Before the piece begun the audience was presented with a strong image of fragility and vulnerability through the set, (room made from paper). Simple yet extremely effective as it suggests impermanence and hints of a destruction that is yet to come. Along the way are some brilliant moments of interaction, Kafka with his writing pencils and Felice with her dreams of a home, all became locked away in a suitcase. As their love is destroyed so is the entire set, this created a wonderful and striking visual image.
This stunning piece of theatre was a pleasure to watch, we were moved and engaging from start to finish.
Authors Alice Barton and K’lo Harris
18th October 2014
Whilst writing his greatest works (including The Metamorphosis), Kafka was engaged to a woman named Felice Bauer, a stenographer from Berlin. Whilst he wrote over 200 letters to her (later released in the book ‘Letters to Felice’), Kafka was never really ‘present’ in their relationship and pushed Felice away, preferring to keep her in his mind and on paper.
This is the story told through stunning physical theatre by Thompson and Hills-Ingyon, who shyly observe each other until they finally connect, finally speak only to force themselves apart again.

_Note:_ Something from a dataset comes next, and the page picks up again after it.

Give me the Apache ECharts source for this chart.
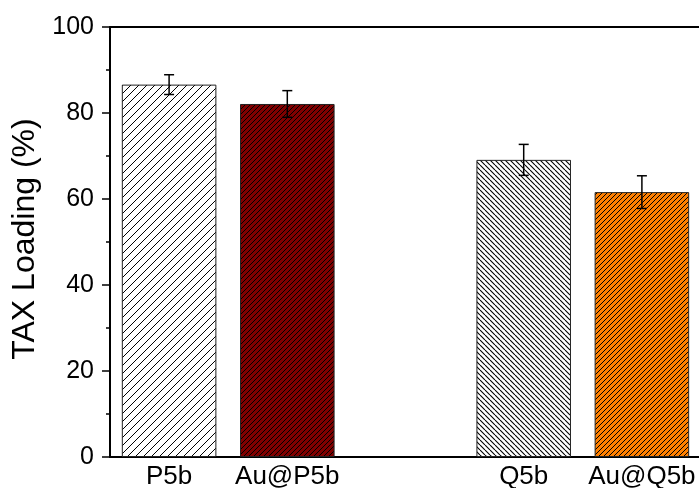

Using repeated gestures, slow movement and bursts of action driven by their fear and passion, they briefly share a room that is small and yet holds them worlds apart.
A theme apparent throughout the performance is control. Felice and Kafka both want to control the way in which their relationship is conducted and the performers demonstrate admirable control over their bodies as they push, pull, extend and create repeated motifs. Both characters mention Kafka’s desperate fear, which kept him from committing to Felice and made him feel insignificant – a feeling reflected in his work.
The design is sparse – one room constructed with flimsy wooden beams, paper walls and two chairs create a setting which is destroyed with the demise of their relationship. Paper is a key element of the piece, with one particular sequence seeing Felice desperately write letters on the walls only for Kafka to stab them, tear them and miss them altogether. Both characters carry a suitcase, each seeming to represent their hopes or needs – Felice’s endless stockings, sexy negligee and dolls’ house furniture is a stark contrast to Kafka’s solitary suit jacket.
Moving, elegant performances are complemented by music that varies somewhere between eerie and romantic, emphasising the tragedy of the doomed love story. The piece would have more suited a black-box theatre than the doors and corridors of the University setting, however after enchanting audiences in Exeter and Belgium, Felice and Kafka’s love lives on through this imaginative and wonderfully devised theatre.
Review for ExeterIgnite, Wildfire magazine by Roger Jarman. June 2014 Exeter Phoeonix
(…) Just as the deluge of letters from Franz to Felice had slowly reeled her in, so I found myself increasingly seduced by the intensity of this performance. On the one side, Richard Hills-Ingyon, embodied the anguish of a young author buzzing with ideas. On the other, the porcelain beauty of Lauren Thompson mesmerised me with her delicate hand-movement, gloved and naked in her silence (none of her letters survived), she became increasingly eloquent. Both actors (dancers?) were superb. I have never in any medium – seen the portrayal of the death of a love affair that so resonated so strongly with my own experience. (….) The gold of passion is easily transmuted into the heavy lead of recrimination.
Audience’s Comments from Liege, Belgium June 2014:
Beautiful music, beautiful lighting, beautiful set, beautiful love story. Words are useless when moves are so meaningful.
A very poetic performance, served by two brilliant comedians, about life, love and the sense of loss!
This was wonderful, daring, poignant work!
Amazing actors, performance, and corporal movement. Keep doing it like this!